Scott Stemper: Got it. Thank you.
David Hession: Perfect.
Operator: Your next question comes from the line of Gary Prestopino from Barrington Research. Please go ahead.
Gary Prestopino: Yeah, I think I’m going to try and ask this question on new SKUs a different way than what was asked. Historically, about 17% of your sales have come from new SKUs over the last three years. Did that change materially throughout 2023? And are you expecting that to kick up in 2024, given your ability to get new products out in the market?
Kevin Olsen: Hey, Gary, it’s Kevin. Good question. Yeah, we haven’t disclosed that number in a few years, but I would say, you know, the model has not changed nor the cadence of new products as a percent of our total business. I mean, I would say that the one — the one factor that has changed over the last few years is that our chassis business, which is a large, mature, slower growing line, is a much bigger portion of our total business. But in terms of our focus on kind of the small niche categories knew the aftermarket focus, that has not changed, and frankly, the volume has not changed.
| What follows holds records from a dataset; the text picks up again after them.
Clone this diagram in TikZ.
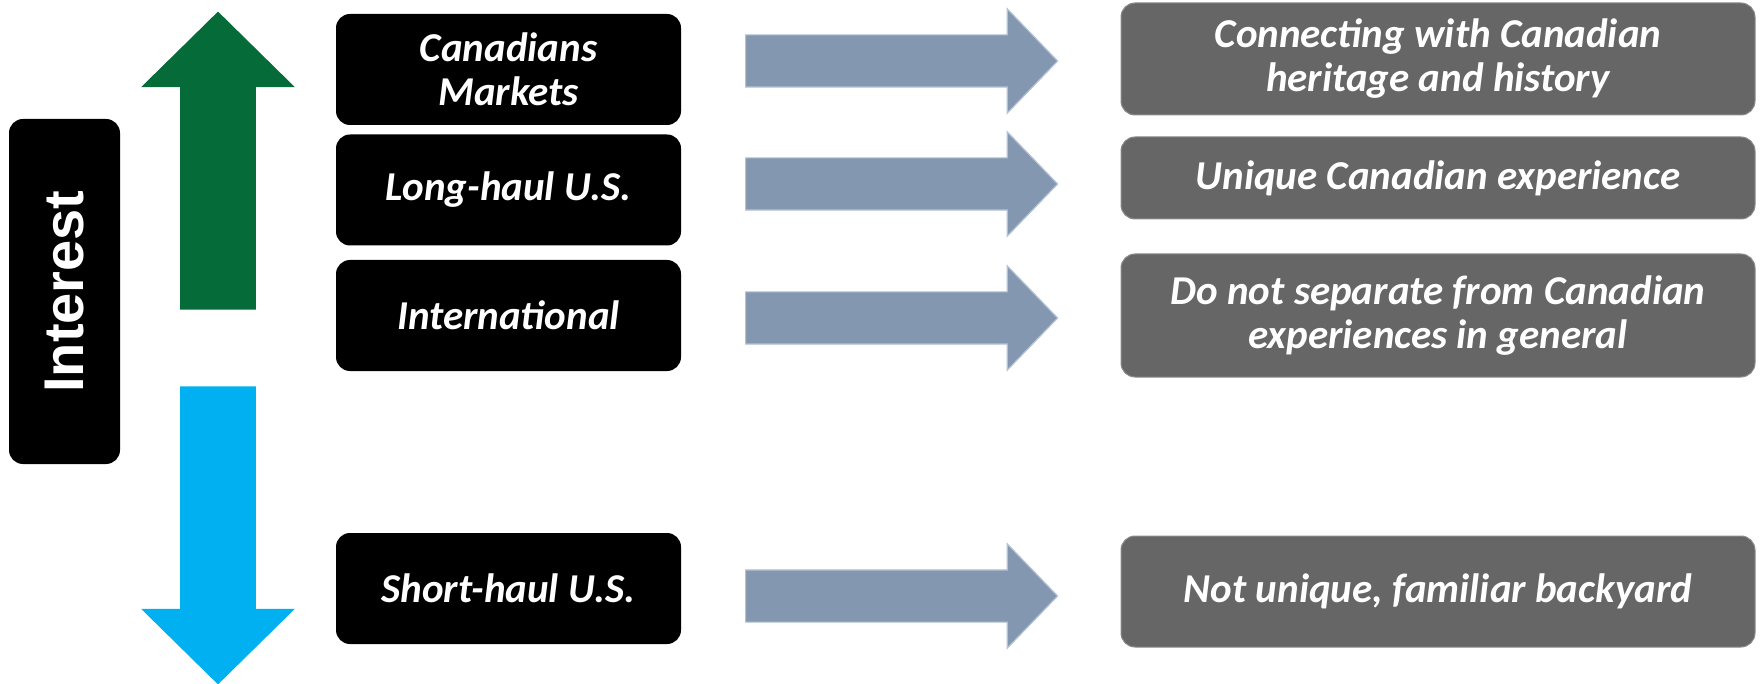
\documentclass[tikz,border=0pt]{standalone}
\usepackage{fontspec}
\setmainfont{Carlito}
\newfontfamily\interestfont{Liberation Sans}
\usetikzlibrary{shapes.arrows}

\definecolor{upgreen}{RGB}{5,107,57}
\definecolor{downblue}{RGB}{0,176,240}
\definecolor{linkblue}{RGB}{132,151,176}
\definecolor{linkedge}{RGB}{180,194,214}
\definecolor{boxgrey}{RGB}{102,102,102}
\definecolor{greyedge}{RGB}{140,140,140}

\tikzset{
  market/.style={rectangle, rounded corners=7pt, fill=black, text=white,
    minimum width=172.5pt, minimum height=55.5pt, align=center,
    font=\fontsize{20.5}{22}\selectfont\bfseries\itshape},
  reason/.style={rectangle, rounded corners=7pt, fill=boxgrey, draw=greyedge,
    line width=0.5pt, text=white, minimum width=317pt, align=center,
    font=\fontsize{20.5}{22}\selectfont\bfseries\itshape},
  link/.style={single arrow, fill=linkblue, draw=linkedge, line width=0.6pt,
    inner xsep=0pt, inner ysep=12.75pt, minimum height=156pt, anchor=tail,
    single arrow head extend=13pt, single arrow tip angle=92},
  trend/.style={single arrow, inner xsep=0pt, inner ysep=18.75pt,
    minimum height=149pt, anchor=tail, single arrow head extend=19.5pt,
    single arrow tip angle=91},
}

\begin{document}
\begin{tikzpicture}[x=0.5pt,y=-0.5pt]
  \useasboundingbox (0,0) rectangle (1762,684);

  % axis
  \node[rectangle, rounded corners=7pt, fill=black, text=white, rotate=90,
    minimum width=172.5pt, minimum height=55.5pt,
    font=\interestfont\fontsize{28}{30}\selectfont\bfseries] (interest) at (64.5,291.5) {Interest};
  \node[trend, fill=upgreen, rotate=90] (up) at (218,310) {};
  \node[trend, fill=downblue, rotate=-90] (down) at (218,386) {};

  % markets
  \node[market] (canada) at (508.5,69.5) {Canadians\\Markets};
  \node[market] (longhaul) at (508.5,190) {Long-haul U.S.};
  \node[market] (intl) at (508.5,315.5) {International};
  \node[market] (shorthaul) at (508.5,588.5) {Short-haul U.S.};

  % links
  \node[link] (l1) at (745,61) {};
  \node[link] (l2) at (745,184) {};
  \node[link] (l3) at (745,318) {};
  \node[link] (l4) at (745,596) {};

  % reasons
  \node[reason, minimum height=56pt] (heritage) at (1438,59) {Connecting with Canadian\\heritage and history};
  \node[reason, minimum height=41pt] (unique) at (1438,178) {Unique Canadian experience};
  \node[reason, minimum height=61.5pt] (general) at (1438,315.5) {Do not separate from Canadian\\experiences in general};
  \node[reason, minimum height=55.5pt] (backyard) at (1438,591.5) {Not unique, familiar backyard};
\end{tikzpicture}
\end{document}
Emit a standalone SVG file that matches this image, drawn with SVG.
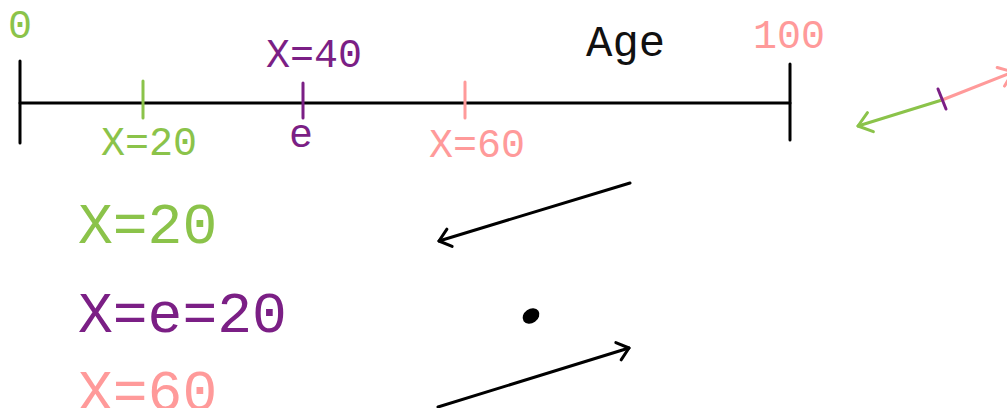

Gary Prestopino: Okay. And then just from what you’re saying about, with your guidance, with the quarterly sequence, stronger top line in the back half of the year and continued growth in adjusted EPS in the back half of the year, despite some — you’ll have some challenging comps there, because in 2023 you pulled off some good numbers in the back half of the year.
Kevin Olsen: Yeah. Gary, I think if you look at Light Duty, we said it’s going to be relatively flattish in Q1, the improvement in Q2 into the second half and then both Heavy and Specialty, we expect to see a softer first half with improvements coming in the second half. So, yeah, I think if you look at that, the pacing is going to be the — the growth is going to come more in the second half than the first half.
Gary Prestopino: Okay. Thank you.
Kevin Olsen: Perfect.
Operator: Your next question comes from the line of Bret Jordan from Jefferies. Please go ahead.
Bret Jordan: Hey, on that same topic, I guess, as we look at flat light duty in the start of the year, and I think you said heavy duty challenging and specialty slow in the first half. Should we not factor in EBIT expansion in the first half? Most of this growth is going to come when you get sales leverage going into the second half of the year.
David Hession: Yeah. Bret, the first quarter is typically our lowest quarter, mainly driven by the Light Duty segment. But now the margin growth will be — after the first quarter will be ratable over the course of the balance of the year, but obviously coming a little bit heavier in the second half.
Bret Jordan: Okay. And then you talked about $119 million in inventory safety stock reduction. Are your fill rates or I guess, as you measure your fill rates consistent? Is your flow of product improved enough that you don’t need to carry that? Or has it had any impact on your availability?
Kevin Olsen: Yeah, I mean, Bret, it’s Kevin. I mean, our fill rates are back to kind of pre-supply chain disruption levels. You know, the reason that we had to take on, you know, additional inventory was because our lead times had just grown so much. You know, getting a product from Asia, manufactured on a boat, find a container on the ocean, getting through the ports, getting to our locations was taking a lot longer than kind of the pre-supply chain disruption. That’s kind of back to normal. So we were able to just reduce back to our normal safety stock levels. Plus you also had a lot of cost running off the balance sheet as well, that inflation that gets hung up on the balance sheet and inventory has rolled off as well.
Bret Jordan: Okay. And I guess on that same supply chain question you talked about, I think some investment in possibly source from new markets. Is that something, I guess, could you give us some updates as far as where we are, alternative low cost supply markets versus where you are today geographically.
Kevin Olsen: Yeah. I mean, it’s ongoing, right? It’s been ongoing for a couple of years now. We did talk about the investments, which I would categorize as moderate, and those investments have been going on for the better part of two to three years. You know, we have reduced our exposure — exposure to China, Taiwan over the last couple of years and we expect to continue to do that. We’re not going to give any details in terms of what percentage and what country. I’ll just tell you that it’s wide ranging, whether it’s a Pac-Rim or India or Mexico or Turkey or other locations around the globe. We continue to look to de-risk our supply chain.
Bret Jordan: Great. Thank you.
Operator: That does conclude our question-and-answer session, and that does conclude our conference call for today. Thank you for your participation. And you may now disconnect.